'''

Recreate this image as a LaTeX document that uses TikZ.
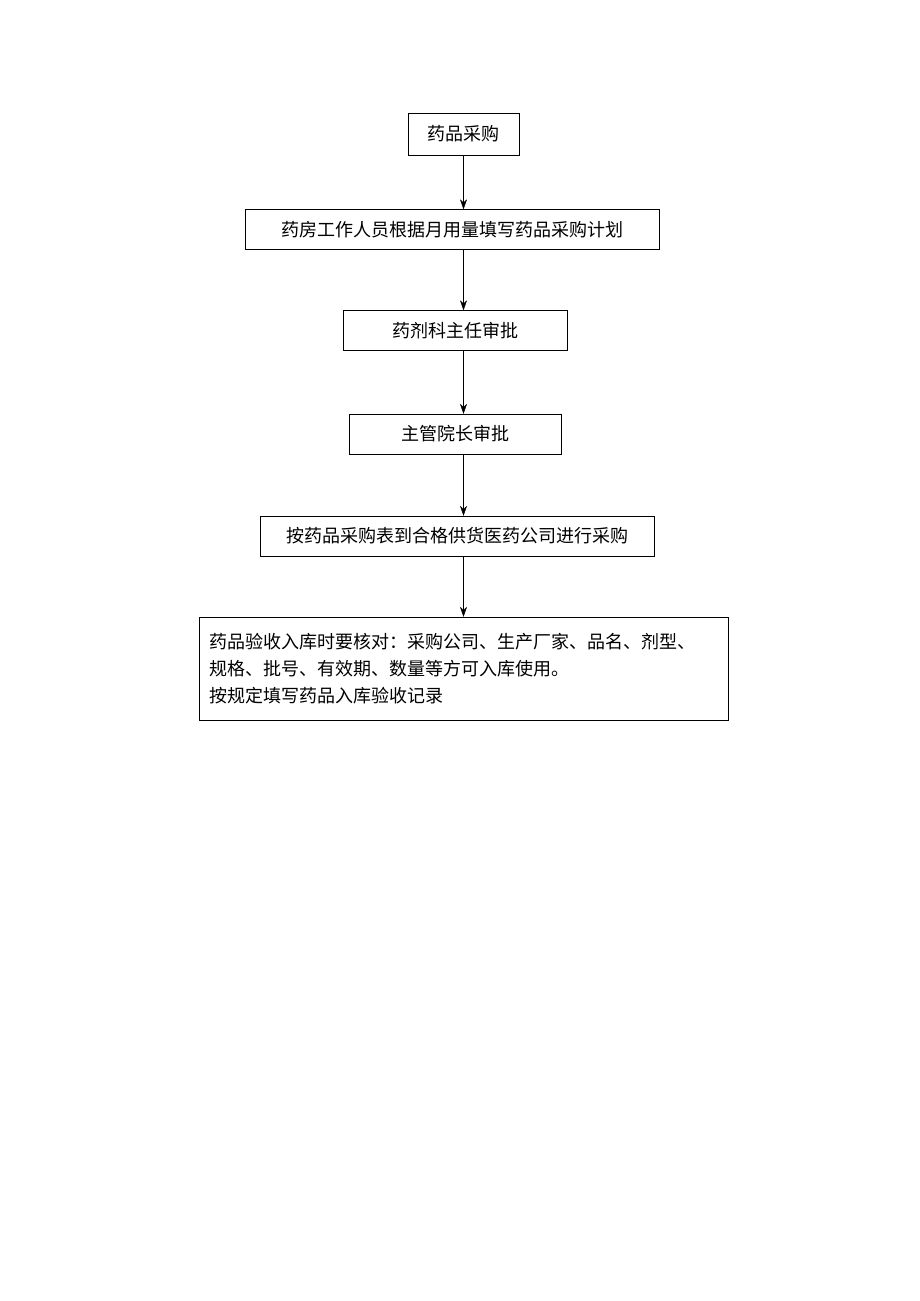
\documentclass[tikz,border=0pt]{standalone}
\usepackage{fontspec}
\setmainfont{Noto Sans CJK SC}
\usetikzlibrary{arrows.meta,positioning}

\begin{document}
\begin{tikzpicture}[x=1pt,y=-1pt,font=\fontsize{18}{27}\selectfont,
	every node/.style={draw,thin,inner sep=0pt},
	stepbox/.style={minimum height=40pt},
	flow/.style={-{Stealth[length=10pt,width=7pt]},thin}]
	\useasboundingbox (0,0) rectangle (920,1301);

	\node[stepbox,minimum width=111pt,minimum height=42pt] (buy) at (463.5,134) {药品采购};
	\node[stepbox,minimum width=414pt] (plan) at (452,229.5) {药房工作人员根据月用量填写药品采购计划};
	\node[stepbox,minimum width=224pt] (chief) at (455,330.5) {药剂科主任审批};
	\node[stepbox,minimum width=212pt] (dean) at (455,434) {主管院长审批};
	\node[stepbox,minimum width=394pt] (order) at (457,536) {按药品采购表到合格供货医药公司进行采购};
	\node[minimum width=529pt,minimum height=103pt,align=left,text width=509pt] (check) at (463.5,668.5)
		{药品验收入库时要核对：采购公司、生产厂家、品名、剂型、\\规格、批号、有效期、数量等方可入库使用。\\按规定填写药品入库验收记录};

	\draw[flow] (buy.south) -- (buy.south |- plan.north);
	\draw[flow] (buy.south |- plan.south) -- (buy.south |- chief.north);
	\draw[flow] (buy.south |- chief.south) -- (buy.south |- dean.north);
	\draw[flow] (buy.south |- dean.south) -- (buy.south |- order.north);
	\draw[flow] (buy.south |- order.south) -- (buy.south |- check.north);
\end{tikzpicture}
\end{document}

'''

All of the lines above should be printed exactly, minus the pictures.

Recreate this image as a LaTeX document that uses TikZ.
\documentclass[tikz,border=0pt]{standalone}
\usepackage{fontspec}
\setmainfont{Noto Sans CJK SC}
\usetikzlibrary{arrows.meta,positioning}

\begin{document}
\begin{tikzpicture}[x=1pt,y=-1pt,font=\fontsize{18}{27}\selectfont,
	every node/.style={draw,thin,inner sep=0pt},
	stepbox/.style={minimum height=40pt},
	flow/.style={-{Stealth[length=10pt,width=7pt]},thin}]
	\useasboundingbox (0,0) rectangle (920,1301);

	\node[stepbox,minimum width=111pt,minimum height=42pt] (buy) at (463.5,134) {药品采购};
	\node[stepbox,minimum width=414pt] (plan) at (452,229.5) {药房工作人员根据月用量填写药品采购计划};
	\node[stepbox,minimum width=224pt] (chief) at (455,330.5) {药剂科主任审批};
	\node[stepbox,minimum width=212pt] (dean) at (455,434) {主管院长审批};
	\node[stepbox,minimum width=394pt] (order) at (457,536) {按药品采购表到合格供货医药公司进行采购};
	\node[minimum width=529pt,minimum height=103pt,align=left,text width=509pt] (check) at (463.5,668.5)
		{药品验收入库时要核对：采购公司、生产厂家、品名、剂型、\\规格、批号、有效期、数量等方可入库使用。\\按规定填写药品入库验收记录};

	\draw[flow] (buy.south) -- (buy.south |- plan.north);
	\draw[flow] (buy.south |- plan.south) -- (buy.south |- chief.north);
	\draw[flow] (buy.south |- chief.south) -- (buy.south |- dean.north);
	\draw[flow] (buy.south |- dean.south) -- (buy.south |- order.north);
	\draw[flow] (buy.south |- order.south) -- (buy.south |- check.north);
\end{tikzpicture}
\end{document}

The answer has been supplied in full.